After being so happy about getting the framerate up a bit last night, I decided to finally get around to updating the BIOS to the last version issued by ECS (it's a K7VZA v1.0 motherboard, if anyone's curious). Seeing as it's been out since 2000, I figured, "What could possibly go wrong?"
I ended up with a brick.
Enter the Willem EPROM burner I bought a few months back for flashing ECU chips for Erica's Laser. I finally set up a machine for doing nothing but burner duty, and pulled the image off the chip. As suspected, it was corrupt, so I tried writing the image out again with the burner...no dice, it would fail after a random number of sectors. After a LOT of searching, I turned up a bit of information: first, BIOS chips (in this case, an ASD AE29F2008) seem to have a defence mechanism against just blatting a new image onto them, and you need to disable this before you can write your image (which is the real "magic" of the flash update software that motherboard manufacturers issue you). Second, version 0.97ja of the Willem software (the most recent version available) can't actually disable it; you have to backdate your version to 0.97g. Tried out the older version, clicked the button that magically appeared to disable software protection, and viola: the image burned perfectly.

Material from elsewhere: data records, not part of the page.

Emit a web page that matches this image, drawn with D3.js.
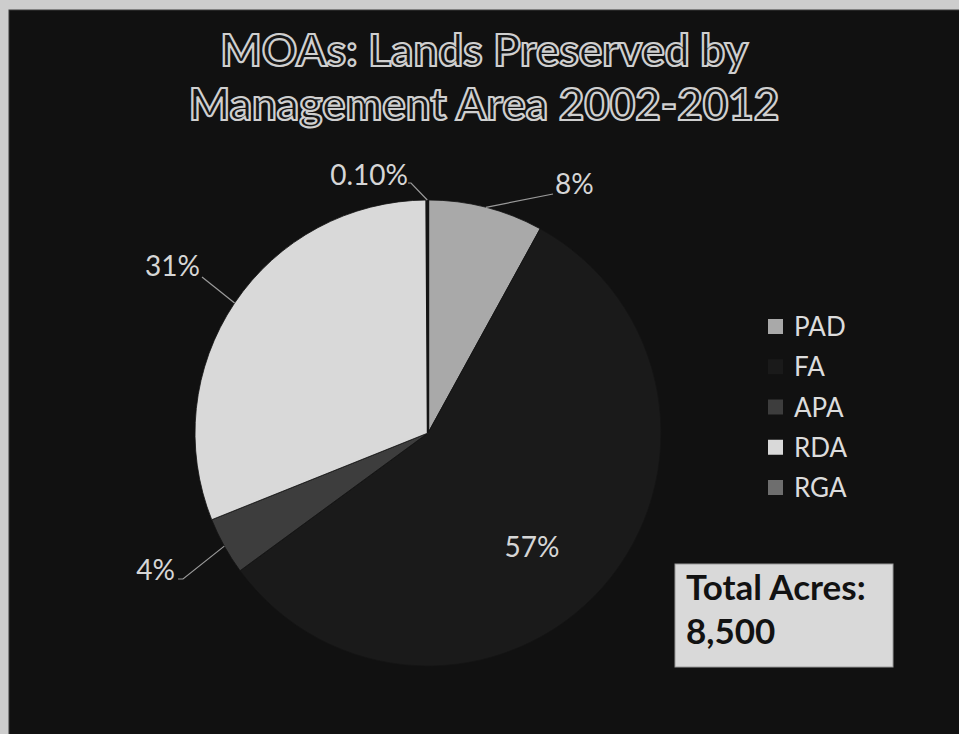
<!DOCTYPE html>
<html>
<head>
<meta charset="utf-8">
<script src="https://cdn.jsdelivr.net/npm/d3@7"></script>
<style>
  html, body { margin: 0; padding: 0; background: #cfcfcf; }
  svg { display: block; }
</style>
</head>
<body>
<svg id="chart" width="959" height="734"></svg>
<script>
// Management areas and their share of preserved acreage (percent)
const categories = ["PAD", "FA", "APA", "RDA", "RGA"];
const shares = [8, 57, 4, 31, 0.1];
const shareLabels = ["8%", "57%", "4%", "31%", "0.10%"];
const titleLines = ["MOAs: Lands Preserved by", "Management Area 2002-2012"];
const totalLines = ["Total Acres:", "8,500"];

// Greyscale fill per management area
const fills = ["#a9a9a9", "#1a1a1a", "#3d3d3d", "#d9d9d9", "#6e6e6e"];

const W = 959, H = 734;
const svg = d3.select("#chart");

// page edge + dark chart panel
svg.append("rect").attr("width", W).attr("height", H).attr("fill", "#cdcdcd");
svg.append("rect").attr("x", 9).attr("y", 10).attr("width", W).attr("height", H)
  .attr("fill", "#111111").attr("stroke", "#3a3a3a").attr("stroke-width", 1);

// outlined title
const title = svg.append("text")
  .attr("x", 484).attr("y", 66)
  .attr("text-anchor", "middle")
  .attr("font-family", "Lato, 'Open Sans', sans-serif")
  .attr("font-weight", 700)
  .attr("font-size", 44)
  .attr("fill", "#161616")
  .attr("stroke", "#cfcfcf")
  .attr("stroke-width", 2.2)
  .attr("paint-order", "fill");
titleLines.forEach((t, i) => {
  title.append("tspan").attr("x", 484).attr("dy", i === 0 ? 0 : 54).text(t);
});

// pie
const cx = 428, cy = 433, R = 233;
const color = d3.scaleOrdinal().domain(categories).range(fills);
const pie = d3.pie().sort(null).value(d => d.value);
const arcs = pie(categories.map((c, i) => ({ key: c, value: shares[i], label: shareLabels[i] })));
const arc = d3.arc().innerRadius(0).outerRadius(R);

const g = svg.append("g").attr("transform", `translate(${cx},${cy})`);
g.selectAll("path.slice")
  .data(arcs)
  .join("path")
  .attr("class", "slice")
  .attr("d", arc)
  .attr("fill", d => color(d.data.key))
  .attr("stroke", "#141414")
  .attr("stroke-width", d => d.data.key === "RGA" ? 2.4 : 0.8);

// label placement: where each percent label sits relative to the pie centre
// (leader end dx/dy, text position tx/ty, anchor, optional elbow)
const placement = {
  PAD: { dx: 125, dy: -239, anchor: "start", tx: 127, ty: -239, elbow: null, inside: false },
  FA:  { dx: 104, dy: 124, anchor: "middle", inside: true },
  APA: { dx: -245, dy: 146, anchor: "end", tx: -253, ty: 147, elbow: [-250, 146], inside: false },
  RDA: { dx: -226, dy: -156, anchor: "end", tx: -228, ty: -157, elbow: null, inside: false },
  RGA: { dx: -17, dy: -250, anchor: "end", tx: -20, ty: -248, elbow: [-20, -250], inside: false }
};

const labelFont = "Lato, 'Open Sans', sans-serif";

arcs.forEach(a => {
  const p = placement[a.data.key];
  const mid = (a.startAngle + a.endAngle) / 2;
  if (!p.inside) {
    const edge = [Math.sin(mid) * R, -Math.cos(mid) * R];
    const pts = [edge, [p.dx, p.dy]];
    if (p.elbow) pts.push(p.elbow);
    g.append("path")
      .attr("d", d3.line()(pts))
      .attr("fill", "none")
      .attr("stroke", "#9a9a9a")
      .attr("stroke-width", 1.2);
  }
  g.append("text")
    .attr("x", p.inside ? p.dx : p.tx).attr("y", p.inside ? p.dy : p.ty)
    .attr("text-anchor", p.anchor)
    .attr("font-family", labelFont)
    .attr("font-size", 28)
    .attr("fill", "#d6d6d6")
    .text(a.data.label);
});

// legend
const legend = svg.append("g").attr("transform", "translate(768,326)");
const rowY = d3.scalePoint().domain(categories).range([0, 161]);
const rows = legend.selectAll("g.row").data(categories).join("g")
  .attr("class", "row")
  .attr("transform", d => `translate(0,${rowY(d)})`);
rows.append("rect")
  .attr("x", 0).attr("y", -7).attr("width", 15).attr("height", 15)
  .attr("fill", d => color(d));
rows.append("text")
  .attr("x", 26).attr("y", 10)
  .attr("font-family", labelFont)
  .attr("font-size", 26)
  .attr("fill", "#dcdcdc")
  .text(d => d);

// total acreage callout
const box = svg.append("g").attr("transform", "translate(675,564)");
box.append("rect").attr("width", 218).attr("height", 103)
  .attr("fill", "#d9d9d9").attr("stroke", "#9a9a9a").attr("stroke-width", 1);
totalLines.forEach((t, i) => {
  box.append("text")
    .attr("x", 11).attr("y", 36 + i * 44)
    .attr("font-family", labelFont)
    .attr("font-weight", 700)
    .attr("font-size", 35)
    .attr("fill", "#121212")
    .text(t);
});
</script>
</body>
</html>
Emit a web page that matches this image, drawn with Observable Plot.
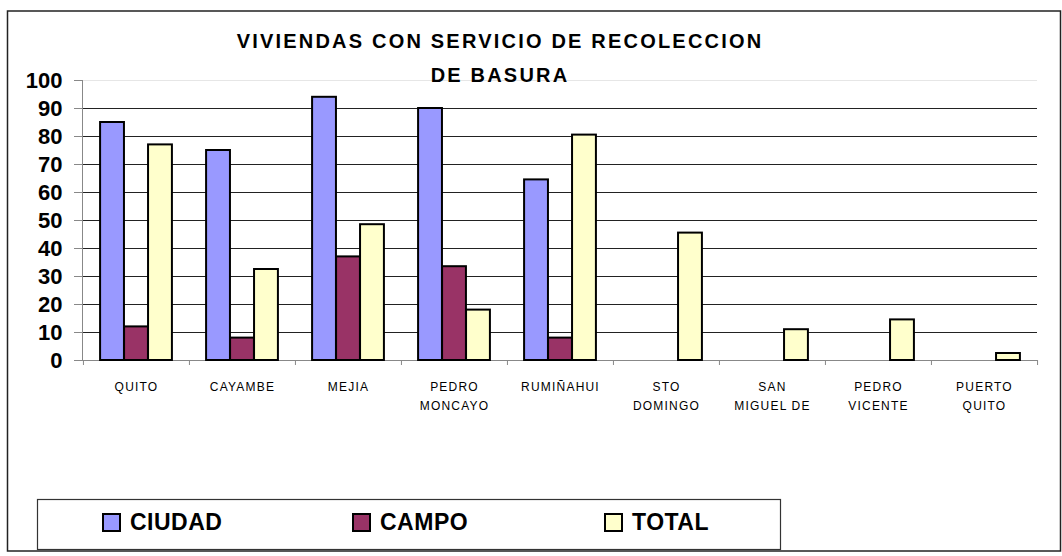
<!DOCTYPE html>
<html><head><meta charset="utf-8">
<script src="https://cdn.jsdelivr.net/npm/d3@7"></script>
<script src="https://cdn.jsdelivr.net/npm/@observablehq/plot@0.6"></script>
<style>
html,body{margin:0;padding:0;background:#fff;}
#chart{width:1062px;height:556px;}
g[aria-label="x-axis tick label"] text{letter-spacing:1.2px;}
</style></head><body><div id="chart"></div>
<script>
const categories = ["QUITO","CAYAMBE","MEJIA","PEDRO MONCAYO","RUMIÑAHUI","STO DOMINGO","SAN MIGUEL DE","PEDRO VICENTE","PUERTO QUITO"];
const tickLabels = ["QUITO","CAYAMBE","MEJIA","PEDRO\nMONCAYO","RUMIÑAHUI","STO\nDOMINGO","SAN\nMIGUEL DE","PEDRO\nVICENTE","PUERTO\nQUITO"];
const ciudad = [85, 75, 94, 90, 64.5, null, null, null, null];
const campo  = [12, 8, 37, 33.5, 8, null, null, null, null];
const total  = [77, 32.5, 48.5, 18, 80.5, 45.5, 11, 14.5, 2.5];
const seriesNames = ["CIUDAD","CAMPO","TOTAL"];
const seriesColors = ["#9999FF","#993366","#FFFFCC"];
const yTicks = [0,10,20,30,40,50,60,70,80,90,100];
const titleLines = ["VIVIENDAS CON SERVICIO DE RECOLECCION","DE BASURA"];

const W = 1062, H = 556, ml = 82, mr = 25, mt = 80, mb = 196;
const bw = (W - ml - mr) / categories.length;
const barW = bw * 0.226;
const off = (bw - 3 * barW) / 2;

const seriesValues = [ciudad, campo, total];
const rows = [];
seriesValues.forEach((vals, s) => vals.forEach((v, i) => {
  if (v != null) rows.push({cat: categories[i], series: seriesNames[s], value: v});
}));

const bars = seriesNames.map((name, s) => Plot.barY(rows.filter(d => d.series === name), {
  x: "cat", y: "value", fill: seriesColors[s], stroke: "#000", strokeWidth: 2,
  insetLeft: off + s * barW, insetRight: bw - off - (s + 1) * barW
}));

const svg = Plot.plot({
  width: W, height: H,
  marginLeft: ml, marginRight: mr, marginTop: mt, marginBottom: mb,
  style: {fontFamily: "'Liberation Sans', Arial, sans-serif", background: "white", color: "#000"},
  x: {domain: categories, padding: 0, label: null},
  y: {domain: [0, 100], label: null},
  marks: [
    Plot.ruleY(yTicks.filter(t => t > 0 && t < 100), {stroke: "#222", strokeWidth: 1}),
    Plot.ruleY([100], {stroke: "#e6e6e6"}),
    Plot.ruleY([0], {stroke: "#888"}),
    Plot.frame({anchor: "left", stroke: "#888"}),
    Plot.ruleX(categories, {x: d => d, y1: 0, y2: 0, insetBottom: -5, dx: -bw / 2, stroke: "#888"}),
    Plot.ruleX([categories[categories.length - 1]], {x: d => d, y1: 0, y2: 0, insetBottom: -5, dx: bw / 2, stroke: "#888"}),
    ...bars,
    Plot.axisY({ticks: yTicks, tickSize: 8, tickPadding: 12, fontSize: 22, fontWeight: "bold", stroke: "#888", fill: "#000", label: null, tickFormat: d => String(d)}),
    Plot.axisX({tickSize: 0, tickPadding: 17, fontSize: 12, lineHeight: 1.58, fill: "#000", label: null,
      tickFormat: d => tickLabels[categories.indexOf(d)]})
  ]
});

const s = d3.select(svg);
// outer border
s.append("rect").attr("x", 7.5).attr("y", 11).attr("width", 1053).attr("height", 540)
  .attr("fill", "none").attr("stroke", "#222").attr("stroke-width", 1.5);
// title
const t = s.append("text").attr("text-anchor", "middle")
  .attr("font-size", 20).attr("font-weight", "bold").style("letter-spacing", "2.2px")
  .attr("font-family", "'Liberation Sans', Arial, sans-serif").attr("fill", "#000");
t.append("tspan").attr("x", 500).attr("y", 48).text(titleLines[0]);
t.append("tspan").attr("x", 500).attr("y", 82).text(titleLines[1]);
// legend
s.append("rect").attr("x", 37.5).attr("y", 499.5).attr("width", 743).attr("height", 50)
  .attr("fill", "#fff").attr("stroke", "#333").attr("stroke-width", 1.2);
const legX = [103, 353, 605];
seriesNames.forEach((name, i) => {
  s.append("rect").attr("x", legX[i]).attr("y", 514).attr("width", 17).attr("height", 17)
    .attr("fill", seriesColors[i]).attr("stroke", "#000").attr("stroke-width", 2);
  s.append("text").attr("x", legX[i] + 27).attr("y", 530).attr("font-size", 23).attr("font-weight", "bold")
    .attr("text-anchor", "start")
    .attr("font-family", "'Liberation Sans', Arial, sans-serif").style("letter-spacing", "0.5px")
    .attr("fill", "#000").text(name);
});
document.getElementById("chart").appendChild(svg);
</script></body></html>
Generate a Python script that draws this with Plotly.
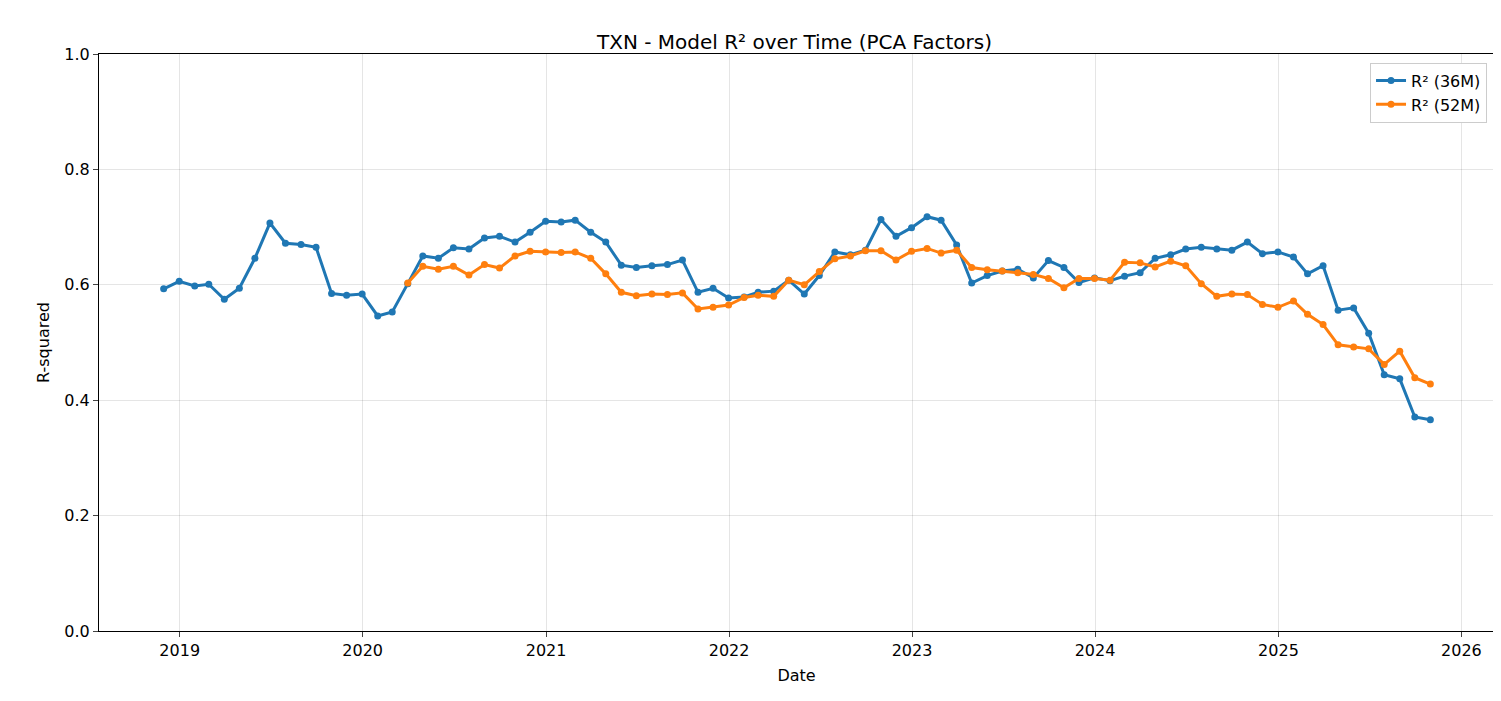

Shouting triumphantly (and waking Erica up, doh!), I rushed downstairs with my freshly flashed BIOS, plugged it in, powered the machine back up, and...BEEEEEEEEEEEP*crackle*. Same thing, just powered down. Dammit. Okay, back upstairs, downloaded and burned the older version that we were running before, ran back down, plugged it in, powered it up, and all was well again. I have no idea why the new image isn't working, but I'm perfectly happy with the BIOS revision I have now, thankyouverymuch. :-)
I also took a second to slap another 30GB drive I had lying around into it for my ogg collection and various other multimedia goodies for sharing with the rest of the machines here. A quick fdisk and pvcreate /dev/hdd1 (etc), and I think I'm about ready to call it a night.
So, on the upside, I now have a decent station to burn chips at; this eliminates the last of my reasons for waffling on getting a new chip made for the Laser, so I'll probably play with that next.